**TASK INSTRUCTIONS:** Please give the data below again in full, exactly as it stands.

**DATA:**
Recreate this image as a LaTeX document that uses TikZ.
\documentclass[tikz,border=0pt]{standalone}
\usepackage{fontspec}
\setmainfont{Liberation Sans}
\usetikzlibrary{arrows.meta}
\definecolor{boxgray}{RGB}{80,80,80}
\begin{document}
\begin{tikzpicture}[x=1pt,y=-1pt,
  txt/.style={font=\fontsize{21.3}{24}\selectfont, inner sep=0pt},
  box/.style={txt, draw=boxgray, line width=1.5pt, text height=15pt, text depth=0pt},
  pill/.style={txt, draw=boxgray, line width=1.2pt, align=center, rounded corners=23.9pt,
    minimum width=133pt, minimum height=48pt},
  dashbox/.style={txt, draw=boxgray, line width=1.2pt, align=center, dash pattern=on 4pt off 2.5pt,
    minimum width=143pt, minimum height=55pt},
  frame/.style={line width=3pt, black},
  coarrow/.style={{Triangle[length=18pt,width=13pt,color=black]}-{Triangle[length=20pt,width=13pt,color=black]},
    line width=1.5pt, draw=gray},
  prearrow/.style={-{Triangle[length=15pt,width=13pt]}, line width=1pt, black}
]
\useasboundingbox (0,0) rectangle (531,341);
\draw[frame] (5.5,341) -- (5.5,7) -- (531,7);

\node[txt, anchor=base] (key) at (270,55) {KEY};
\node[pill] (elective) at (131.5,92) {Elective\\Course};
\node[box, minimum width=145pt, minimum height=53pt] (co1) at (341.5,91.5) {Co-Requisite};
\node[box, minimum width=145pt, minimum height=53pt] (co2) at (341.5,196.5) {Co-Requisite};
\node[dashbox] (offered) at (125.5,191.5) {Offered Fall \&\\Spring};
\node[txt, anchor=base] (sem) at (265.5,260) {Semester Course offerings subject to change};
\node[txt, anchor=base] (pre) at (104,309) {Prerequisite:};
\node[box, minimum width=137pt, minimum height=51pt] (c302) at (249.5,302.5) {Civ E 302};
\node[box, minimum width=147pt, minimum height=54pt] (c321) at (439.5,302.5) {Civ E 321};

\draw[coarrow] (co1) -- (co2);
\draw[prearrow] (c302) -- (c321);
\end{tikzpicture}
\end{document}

**CORRECT ANSWER:**
Recreate this image as a LaTeX document that uses TikZ.
\documentclass[tikz,border=0pt]{standalone}
\usepackage{fontspec}
\setmainfont{Liberation Sans}
\usetikzlibrary{arrows.meta}
\definecolor{boxgray}{RGB}{80,80,80}
\begin{document}
\begin{tikzpicture}[x=1pt,y=-1pt,
  txt/.style={font=\fontsize{21.3}{24}\selectfont, inner sep=0pt},
  box/.style={txt, draw=boxgray, line width=1.5pt, text height=15pt, text depth=0pt},
  pill/.style={txt, draw=boxgray, line width=1.2pt, align=center, rounded corners=23.9pt,
    minimum width=133pt, minimum height=48pt},
  dashbox/.style={txt, draw=boxgray, line width=1.2pt, align=center, dash pattern=on 4pt off 2.5pt,
    minimum width=143pt, minimum height=55pt},
  frame/.style={line width=3pt, black},
  coarrow/.style={{Triangle[length=18pt,width=13pt,color=black]}-{Triangle[length=20pt,width=13pt,color=black]},
    line width=1.5pt, draw=gray},
  prearrow/.style={-{Triangle[length=15pt,width=13pt]}, line width=1pt, black}
]
\useasboundingbox (0,0) rectangle (531,341);
\draw[frame] (5.5,341) -- (5.5,7) -- (531,7);

\node[txt, anchor=base] (key) at (270,55) {KEY};
\node[pill] (elective) at (131.5,92) {Elective\\Course};
\node[box, minimum width=145pt, minimum height=53pt] (co1) at (341.5,91.5) {Co-Requisite};
\node[box, minimum width=145pt, minimum height=53pt] (co2) at (341.5,196.5) {Co-Requisite};
\node[dashbox] (offered) at (125.5,191.5) {Offered Fall \&\\Spring};
\node[txt, anchor=base] (sem) at (265.5,260) {Semester Course offerings subject to change};
\node[txt, anchor=base] (pre) at (104,309) {Prerequisite:};
\node[box, minimum width=137pt, minimum height=51pt] (c302) at (249.5,302.5) {Civ E 302};
\node[box, minimum width=147pt, minimum height=54pt] (c321) at (439.5,302.5) {Civ E 321};

\draw[coarrow] (co1) -- (co2);
\draw[prearrow] (c302) -- (c321);
\end{tikzpicture}
\end{document}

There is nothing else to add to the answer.